Cutting the data another way, we see that most (60%) primarily certificate-granting institutions are concentrated within the for-profit sector. While no institutional sector is immune to problems when it comes to setting students up to earn more than the average high school graduate, the for-profit sector holds the most worrisome outcomes, with nine in 10 of its certificate-granting institutions failing this basic economic threshold. Even worse, a quarter of for-profit certificate-granting schools — 208 institutions — leave over 80% of former students earning even less than this baseline amount, which you could see as the most basic measure of whether a student is getting a return on investment. When deciding on whether and how to most efficiently target billions in Pell Grant funding to programs intended to meet the demands of the 21st century workforce, Congress should also consider that some sectors have historically shown particularly bad economic outcomes for students who enroll in short-term programs.

As Congress works toward a reauthorization of the Higher Education Act, it’s critical that policymakers consider how to safeguard students and taxpayers from programs that show little potential for economic advancement.
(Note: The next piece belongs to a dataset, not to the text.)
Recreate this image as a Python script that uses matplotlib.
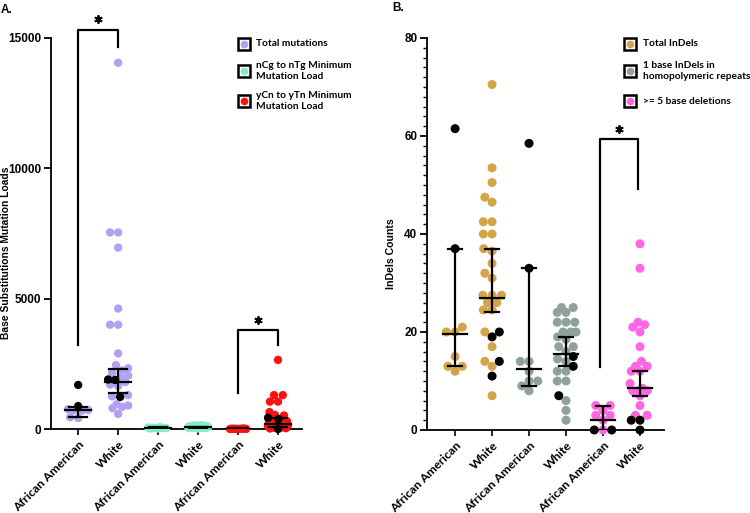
import numpy as np
import matplotlib
matplotlib.use("Agg")
import matplotlib.pyplot as plt
from matplotlib.patches import Rectangle
from matplotlib.lines import Line2D
from matplotlib.ticker import MultipleLocator

# ---------------- data ----------------
groups = ["African American", "White", "African American", "White", "African American", "White"]

# Panel A: base substitutions
a_aa_total = [760, 730, 720, 700, 450, 420]
a_aa_total_blk = [1690, 880]
a_wh_total = [14050, 7540, 7540, 6960, 4620, 4000, 4000, 2900, 2450, 2330, 2250, 2150,
              2050, 1950, 1800, 1700, 1650, 1300, 1250, 950, 900, 850, 800, 580]
a_wh_total_blk = [1900, 1880, 1230]
a_aa_ncg = [20, 30, 40, 40, 50, 60, 70, 30, 20]
a_aa_ncg_blk = []
a_wh_ncg = [40, 50, 60, 70, 80, 90, 100, 110, 120, 60, 70, 80, 90, 50, 40, 100, 130, 140,
            30, 60, 80, 70, 90, 110, 50, 150, 20]
a_wh_ncg_blk = []
a_aa_ycn = [0, 5, 10, 10, 15, 20, 5, 0, 10]
a_aa_ycn_blk = []
a_wh_ycn = [2650, 1300, 1300, 1050, 1050, 650, 540, 520, 350, 300, 300, 250, 250, 200, 200,
            180, 150, 120, 100, 80, 60, 50, 30, 20]
a_wh_ycn_blk = [430, 380, 0]

a_center = [730, 1820, 30, 60, 10, 205]
a_low = [470, 1380, 10, 30, 0, 90]
a_high = [850, 2300, 60, 90, 20, 420]

# Panel B: InDels
b_aa_tot = [21, 20, 20, 15, 13, 13, 12]
b_aa_tot_blk = [61.5, 37]
b_wh_tot = [70.5, 53.5, 50.5, 47.5, 46.5, 42.5, 42.5, 40, 40, 37, 36.5, 34, 32, 31, 27.5,
            27.5, 27.5, 26, 26, 24.5, 24.5, 20, 17, 14, 13, 7]
b_wh_tot_blk = [20, 19, 14, 11]
b_aa_hp = [14, 14, 12, 10, 10, 9, 8]
b_aa_hp_blk = [58.5, 33]
b_wh_hp = [25, 25, 24, 24, 22, 22, 22, 20, 20, 20, 19, 18.5, 17, 17, 16, 14.5, 14, 12, 12,
           10, 10, 6, 4, 2]
b_wh_hp_blk = [15, 13, 7]
b_aa_del = [5, 5, 4, 3, 3, 2, 0]
b_aa_del_blk = [0, 0]
b_wh_del = [38, 33, 22, 21.5, 21, 20, 17, 14, 13, 13, 12, 12, 9.5, 8.5, 8, 8, 8, 7, 5, 3, 3]
b_wh_del_blk = [2, 2, 0]

b_center = [19.5, 27, 12.5, 15.5, 2, 8.5]
b_low = [13, 24, 9, 13, 0, 7]
b_high = [37, 37, 33, 19, 5, 12]

col_purple = "#B3A0F2"
col_teal = "#7EEFC6"
col_red = "#FF0F0F"
col_gold = "#D4A548"
col_gray = "#8FA09D"
col_pink = "#FF66E3"

a_series = [(a_aa_total, a_aa_total_blk, col_purple), (a_wh_total, a_wh_total_blk, col_purple),
            (a_aa_ncg, a_aa_ncg_blk, col_teal), (a_wh_ncg, a_wh_ncg_blk, col_teal),
            (a_aa_ycn, a_aa_ycn_blk, col_red), (a_wh_ycn, a_wh_ycn_blk, col_red)]
b_series = [(b_aa_tot, b_aa_tot_blk, col_gold), (b_wh_tot, b_wh_tot_blk, col_gold),
            (b_aa_hp, b_aa_hp_blk, col_gray), (b_wh_hp, b_wh_hp_blk, col_gray),
            (b_aa_del, b_aa_del_blk, col_pink), (b_wh_del, b_wh_del_blk, col_pink)]

a_legend = ["Total mutations", "nCg to nTg Minimum\nMutation Load", "yCn to yTn Minimum\nMutation Load"]
b_legend = ["Total InDels", "1 base InDels in\nhomopolymeric repeats", ">= 5 base deletions"]

# ---------------- figure ----------------
DPI = 100
fig = plt.figure(figsize=(7.5, 5.13), dpi=DPI)
W, H = 750, 513

def px_axes(l, t, r, b):
    return fig.add_axes([l / W, 1 - b / H, (r - l) / W, (b - t) / H])

axA = px_axes(51, 38, 302, 429)
axB = px_axes(427, 38, 664, 430)

def swarm(ax, xpos, vals, d, maxhalf):
    vals = np.asarray(vals, float)
    if len(vals) == 0:
        return np.array([])
    pts = ax.transData.transform(np.column_stack([np.full(len(vals), xpos), vals]))
    ypx = pts[:, 1]
    order = np.argsort(ypx, kind="stable")
    placed = []
    offs = np.zeros(len(vals))
    grid = np.arange(-maxhalf, maxhalf + 0.01, 0.5)
    for i in order:
        y = ypx[i]
        ints = []
        for (px, py) in placed:
            dy = abs(py - y)
            if dy < d:
                dx = np.sqrt(d * d - dy * dy)
                ints.append((px - dx, px + dx))
        cands = [0.0] + [a for a, b in ints] + [b for a, b in ints]
        cands = sorted(cands, key=lambda c: (round(abs(c), 6), c))
        chosen = None
        for c in cands:
            if all(not (a + 1e-6 < c < b - 1e-6) for a, b in ints):
                chosen = c
                break
        if chosen is None or abs(chosen) > maxhalf:
            best, bestv = 0.0, -1
            for g in grid:
                if placed:
                    m = min(np.hypot(g - px, y - py) for px, py in placed)
                else:
                    m = 1e9
                v = m - 0.01 * abs(g)
                if v > bestv:
                    bestv, best = v, g
            chosen = best
        placed.append((chosen, y))
        offs[i] = chosen
    unit = ax.transData.transform((1, 0))[0] - ax.transData.transform((0, 0))[0]
    return offs / unit

def setup(ax, ylim, yticks, xlim):
    ax.set_xlim(*xlim)
    ax.set_ylim(*ylim)
    ax.set_yticks(yticks)
    ax.set_xticks(range(len(groups)))
    ax.set_xticklabels(groups, rotation=45, ha="right", rotation_mode="anchor",
                       fontfamily="Lato", fontweight="bold", fontsize=8.8)
    for s in ["top", "right"]:
        ax.spines[s].set_visible(False)
    for s in ["left", "bottom"]:
        ax.spines[s].set_linewidth(1.3)
    ax.tick_params(axis="y", length=5, width=1.3, labelsize=8.5, pad=2)
    ax.tick_params(axis="x", length=4, width=1.2, pad=3)
    for lab in ax.get_yticklabels():
        lab.set_fontfamily("Liberation Sans")
        lab.set_fontweight("bold")

def draw(ax, series, center, low, high, ms, maxhalf, cw, capw):
    d = np.sqrt(ms) * DPI / 72.0
    for i, (vals, blk, col) in enumerate(series):
        allv = list(vals) + list(blk)
        colors = [col] * len(vals) + ["black"] * len(blk)
        offs = swarm(ax, i, allv, d * 0.97, maxhalf)
        ax.scatter(i + offs, allv, s=ms, c=colors, linewidths=0, zorder=3, clip_on=False)
    for i in range(len(center)):
        ax.plot([i, i], [low[i], high[i]], color="black", lw=1.6, zorder=4, solid_capstyle="butt")
        ax.plot([i - cw, i + cw], [center[i]] * 2, color="black", lw=1.6, zorder=4)
        ax.plot([i - capw, i + capw], [low[i]] * 2, color="black", lw=1.6, zorder=4)
        ax.plot([i - capw, i + capw], [high[i]] * 2, color="black", lw=1.6, zorder=4)

def bracket(ax, x1, y1, x2, y2, ytop, ystar):
    ax.plot([x1, x1, x2, x2], [y1, ytop, ytop, y2], color="black", lw=1.6,
            clip_on=False, zorder=4)
    ax.plot([(x1 + x2) / 2], [ystar], linestyle="none", marker=(6, 2, 0), markersize=6,
            markeredgewidth=1.3, color="black", clip_on=False)

# Panel A
setup(axA, (0, 15000), [0, 5000, 10000, 15000], (-0.68, 5.6))
draw(axA, a_series, a_center, a_low, a_high, 36, 10, 0.32, 0.22)
bracket(axA, 0, 3230, 1, 14640, 15320, 15730)
bracket(axA, 4, 1400, 5, 3230, 3780, 4200)
axA.set_ylabel("Base Substitutions Mutation Loads", fontfamily="Liberation Sans",
               fontweight="bold", fontsize=7.4)
axA.yaxis.set_label_coords(-0.16, 0.45)

# Panel B
setup(axB, (0, 80), [0, 20, 40, 60, 80], (-0.76, 5.65))
axB.yaxis.set_minor_locator(MultipleLocator(2))
axB.tick_params(axis="y", which="minor", length=3, width=1.0)
draw(axB, b_series, b_center, b_low, b_high, 42, 10, 0.33, 0.19)
bracket(axB, 3.92, 12.8, 4.95, 49.1, 59.3, 61.4)
axB.set_ylabel("InDels Counts", fontfamily="Liberation Sans", fontweight="bold", fontsize=7.6)
axB.yaxis.set_label_coords(-0.13, 0.45)

# panel letters
fig.text(1 / W, 1 - 10 / H, "A.", fontfamily="Liberation Sans", fontweight="bold",
         fontsize=8.5, va="center", ha="left")
fig.text(392 / W, 1 - 8 / H, "B.", fontfamily="Liberation Sans", fontweight="bold",
         fontsize=8.5, va="center", ha="left")

# legends
def legend(x_sq, x_txt, ycenters, labels, colors):
    for yc, lab, col in zip(ycenters, labels, colors):
        sq = 12
        fig.patches.append(Rectangle(((x_sq - sq / 2) / W, 1 - (yc + sq / 2) / H), sq / W, sq / H,
                                     transform=fig.transFigure, fill=False, lw=1.8,
                                     edgecolor="black"))
        fig.lines.append(Line2D([x_sq / W], [1 - yc / H], transform=fig.transFigure,
                                marker="o", markersize=5.5, color=col, markeredgewidth=0,
                                linestyle="none"))
        fig.text(x_txt / W, 1 - yc / H, lab, fontfamily="Lato", fontweight="bold",
                 fontsize=7.3, va="center", ha="left", linespacing=1.15)

legend(243.5, 256, [44, 71, 101], a_legend, [col_purple, col_teal, col_red])
legend(630, 643, [44, 71, 101], b_legend, [col_gold, col_gray, col_pink])

fig.savefig("out.png", dpi=DPI)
If sufficient guardrails aren’t put in place to ensure good outcomes for students, providing additional money will do little to meet the demands of today’s workforce. And since Pell Grant recipients are typically from low- and moderate-income backgrounds, funneling money to even shorter-term programs that are untested and unregulated could actually exacerbate economic inequality, as those students could be encouraged to enroll in programs that disproportionately show some of the worst employment outcomes. The data are clear: Rather than supplying a swath of Pell dollars to all short-term programs, Congress must carefully consider whether and how to open any additional funds to programs that have yet to demonstrate their value.